### [EXERCISE REQUIREMENTS]
Below are the records; extract from them the line containing "Write the matplotlib code for this chart." to the line containing "import matplotlib.pyplot as plt", both lines included, exactly and with no pictures.

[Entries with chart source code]
- - - -
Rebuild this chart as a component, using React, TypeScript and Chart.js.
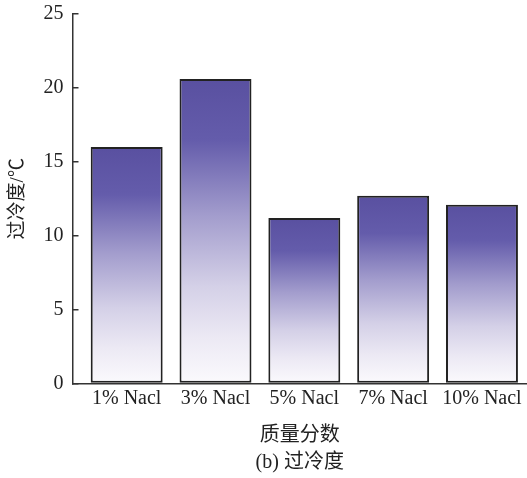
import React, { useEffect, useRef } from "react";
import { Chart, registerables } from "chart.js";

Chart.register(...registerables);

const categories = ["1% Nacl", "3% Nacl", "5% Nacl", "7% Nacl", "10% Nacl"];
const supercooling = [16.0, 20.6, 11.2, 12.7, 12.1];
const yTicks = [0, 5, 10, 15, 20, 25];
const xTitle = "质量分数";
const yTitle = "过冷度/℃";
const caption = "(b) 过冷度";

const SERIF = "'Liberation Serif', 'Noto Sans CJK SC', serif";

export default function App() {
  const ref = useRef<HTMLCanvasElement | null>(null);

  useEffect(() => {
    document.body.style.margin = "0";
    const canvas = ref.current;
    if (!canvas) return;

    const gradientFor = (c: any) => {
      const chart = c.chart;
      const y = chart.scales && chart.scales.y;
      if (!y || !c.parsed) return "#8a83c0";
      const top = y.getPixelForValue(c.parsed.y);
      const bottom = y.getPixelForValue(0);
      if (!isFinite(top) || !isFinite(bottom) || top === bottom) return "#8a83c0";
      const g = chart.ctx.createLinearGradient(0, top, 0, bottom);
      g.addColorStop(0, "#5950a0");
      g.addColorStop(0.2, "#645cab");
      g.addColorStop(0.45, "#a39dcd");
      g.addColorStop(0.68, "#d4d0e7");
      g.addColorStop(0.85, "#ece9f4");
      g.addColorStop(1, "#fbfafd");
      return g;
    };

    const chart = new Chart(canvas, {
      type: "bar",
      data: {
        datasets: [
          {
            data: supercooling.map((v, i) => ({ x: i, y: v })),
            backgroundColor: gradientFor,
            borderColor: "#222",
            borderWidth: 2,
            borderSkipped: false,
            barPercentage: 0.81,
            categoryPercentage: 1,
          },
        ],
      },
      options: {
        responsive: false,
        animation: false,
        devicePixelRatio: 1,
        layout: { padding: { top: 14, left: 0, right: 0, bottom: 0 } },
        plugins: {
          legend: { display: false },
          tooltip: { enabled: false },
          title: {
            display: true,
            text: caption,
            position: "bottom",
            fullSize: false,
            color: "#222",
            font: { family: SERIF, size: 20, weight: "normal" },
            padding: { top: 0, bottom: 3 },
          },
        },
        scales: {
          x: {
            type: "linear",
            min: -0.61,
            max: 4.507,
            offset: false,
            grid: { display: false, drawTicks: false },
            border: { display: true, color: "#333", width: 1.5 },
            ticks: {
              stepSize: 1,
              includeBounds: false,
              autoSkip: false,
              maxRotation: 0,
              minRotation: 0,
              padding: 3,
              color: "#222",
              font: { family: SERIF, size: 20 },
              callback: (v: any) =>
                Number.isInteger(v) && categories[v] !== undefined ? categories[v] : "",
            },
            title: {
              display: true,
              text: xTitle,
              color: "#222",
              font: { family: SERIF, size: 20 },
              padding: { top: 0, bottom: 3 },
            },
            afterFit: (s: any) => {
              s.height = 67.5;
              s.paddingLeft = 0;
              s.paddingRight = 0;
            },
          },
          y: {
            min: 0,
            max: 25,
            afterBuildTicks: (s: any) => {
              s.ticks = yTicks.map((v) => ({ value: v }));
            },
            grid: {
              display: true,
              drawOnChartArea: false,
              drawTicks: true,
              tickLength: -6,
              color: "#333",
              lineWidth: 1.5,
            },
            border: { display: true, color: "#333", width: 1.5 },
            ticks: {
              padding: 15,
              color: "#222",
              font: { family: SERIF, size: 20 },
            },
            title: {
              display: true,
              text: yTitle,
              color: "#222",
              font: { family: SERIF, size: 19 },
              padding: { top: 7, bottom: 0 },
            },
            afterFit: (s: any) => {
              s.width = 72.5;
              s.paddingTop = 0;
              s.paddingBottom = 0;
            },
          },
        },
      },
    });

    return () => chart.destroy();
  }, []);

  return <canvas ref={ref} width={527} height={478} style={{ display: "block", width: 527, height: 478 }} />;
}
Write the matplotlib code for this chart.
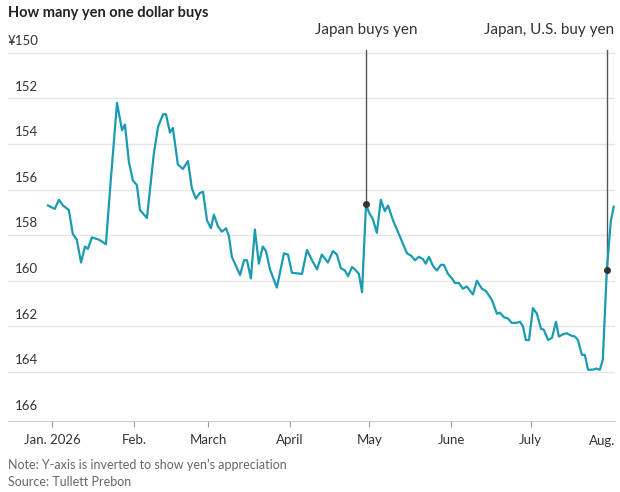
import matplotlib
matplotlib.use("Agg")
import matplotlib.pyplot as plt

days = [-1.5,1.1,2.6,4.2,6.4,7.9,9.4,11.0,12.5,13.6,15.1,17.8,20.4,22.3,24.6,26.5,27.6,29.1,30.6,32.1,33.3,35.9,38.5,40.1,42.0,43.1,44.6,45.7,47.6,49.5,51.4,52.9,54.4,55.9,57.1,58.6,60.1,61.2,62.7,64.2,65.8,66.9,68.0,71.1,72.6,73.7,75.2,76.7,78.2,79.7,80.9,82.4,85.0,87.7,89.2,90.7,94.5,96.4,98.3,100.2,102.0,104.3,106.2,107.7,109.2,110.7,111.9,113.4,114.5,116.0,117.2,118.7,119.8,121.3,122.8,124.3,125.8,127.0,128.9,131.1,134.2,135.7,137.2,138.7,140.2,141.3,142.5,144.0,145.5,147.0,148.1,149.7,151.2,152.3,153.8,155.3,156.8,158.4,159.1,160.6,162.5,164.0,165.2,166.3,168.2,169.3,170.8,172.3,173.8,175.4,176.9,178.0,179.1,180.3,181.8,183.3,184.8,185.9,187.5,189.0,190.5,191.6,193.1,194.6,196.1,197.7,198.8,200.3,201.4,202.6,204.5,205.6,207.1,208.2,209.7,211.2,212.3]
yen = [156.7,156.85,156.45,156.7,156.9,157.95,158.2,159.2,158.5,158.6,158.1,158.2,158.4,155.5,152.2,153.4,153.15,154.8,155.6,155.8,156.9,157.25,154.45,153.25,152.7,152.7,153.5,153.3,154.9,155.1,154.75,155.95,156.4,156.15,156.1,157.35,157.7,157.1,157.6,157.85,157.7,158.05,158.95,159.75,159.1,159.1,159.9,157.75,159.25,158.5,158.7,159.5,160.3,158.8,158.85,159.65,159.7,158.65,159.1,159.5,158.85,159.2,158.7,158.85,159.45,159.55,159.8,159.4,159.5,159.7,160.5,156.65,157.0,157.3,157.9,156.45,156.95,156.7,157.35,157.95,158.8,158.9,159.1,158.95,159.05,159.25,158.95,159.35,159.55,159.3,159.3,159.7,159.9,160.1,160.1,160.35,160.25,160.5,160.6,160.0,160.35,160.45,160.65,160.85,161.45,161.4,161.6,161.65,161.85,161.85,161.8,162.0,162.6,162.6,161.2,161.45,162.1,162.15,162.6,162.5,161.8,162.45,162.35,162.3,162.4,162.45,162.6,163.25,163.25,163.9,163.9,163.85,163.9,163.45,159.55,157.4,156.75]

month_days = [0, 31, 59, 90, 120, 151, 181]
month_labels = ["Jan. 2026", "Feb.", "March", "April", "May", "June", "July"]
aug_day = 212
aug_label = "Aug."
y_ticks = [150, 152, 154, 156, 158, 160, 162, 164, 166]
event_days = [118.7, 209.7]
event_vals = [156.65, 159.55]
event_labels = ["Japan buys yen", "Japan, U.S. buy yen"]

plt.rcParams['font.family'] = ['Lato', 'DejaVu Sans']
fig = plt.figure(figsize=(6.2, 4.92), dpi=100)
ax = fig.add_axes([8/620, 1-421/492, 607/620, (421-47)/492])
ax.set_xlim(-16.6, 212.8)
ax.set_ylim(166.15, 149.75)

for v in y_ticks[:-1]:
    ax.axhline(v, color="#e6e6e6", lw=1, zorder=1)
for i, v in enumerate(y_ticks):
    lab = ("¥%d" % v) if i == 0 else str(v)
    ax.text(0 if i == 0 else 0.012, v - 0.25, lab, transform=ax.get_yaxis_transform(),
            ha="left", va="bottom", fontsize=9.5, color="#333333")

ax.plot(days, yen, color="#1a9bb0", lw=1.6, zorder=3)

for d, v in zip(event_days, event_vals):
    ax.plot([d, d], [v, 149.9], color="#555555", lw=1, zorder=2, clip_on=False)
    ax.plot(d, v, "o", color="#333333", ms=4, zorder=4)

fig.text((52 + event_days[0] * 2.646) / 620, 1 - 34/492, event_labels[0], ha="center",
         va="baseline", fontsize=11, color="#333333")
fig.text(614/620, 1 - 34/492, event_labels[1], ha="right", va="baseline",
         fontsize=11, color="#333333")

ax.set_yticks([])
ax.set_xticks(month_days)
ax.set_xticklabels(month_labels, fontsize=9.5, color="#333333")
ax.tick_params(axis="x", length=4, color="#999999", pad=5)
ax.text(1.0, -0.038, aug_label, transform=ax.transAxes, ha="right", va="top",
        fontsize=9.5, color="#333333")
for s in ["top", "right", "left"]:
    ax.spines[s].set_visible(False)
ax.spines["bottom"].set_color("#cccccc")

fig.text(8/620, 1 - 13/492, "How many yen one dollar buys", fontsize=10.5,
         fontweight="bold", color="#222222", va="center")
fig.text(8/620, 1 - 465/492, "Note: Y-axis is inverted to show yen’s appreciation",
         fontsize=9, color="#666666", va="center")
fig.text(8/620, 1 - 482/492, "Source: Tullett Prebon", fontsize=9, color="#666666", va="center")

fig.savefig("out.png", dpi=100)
- - - -
### [FINISHED TASK]
Write the matplotlib code for this chart.
import matplotlib
matplotlib.use("Agg")
import matplotlib.pyplot as plt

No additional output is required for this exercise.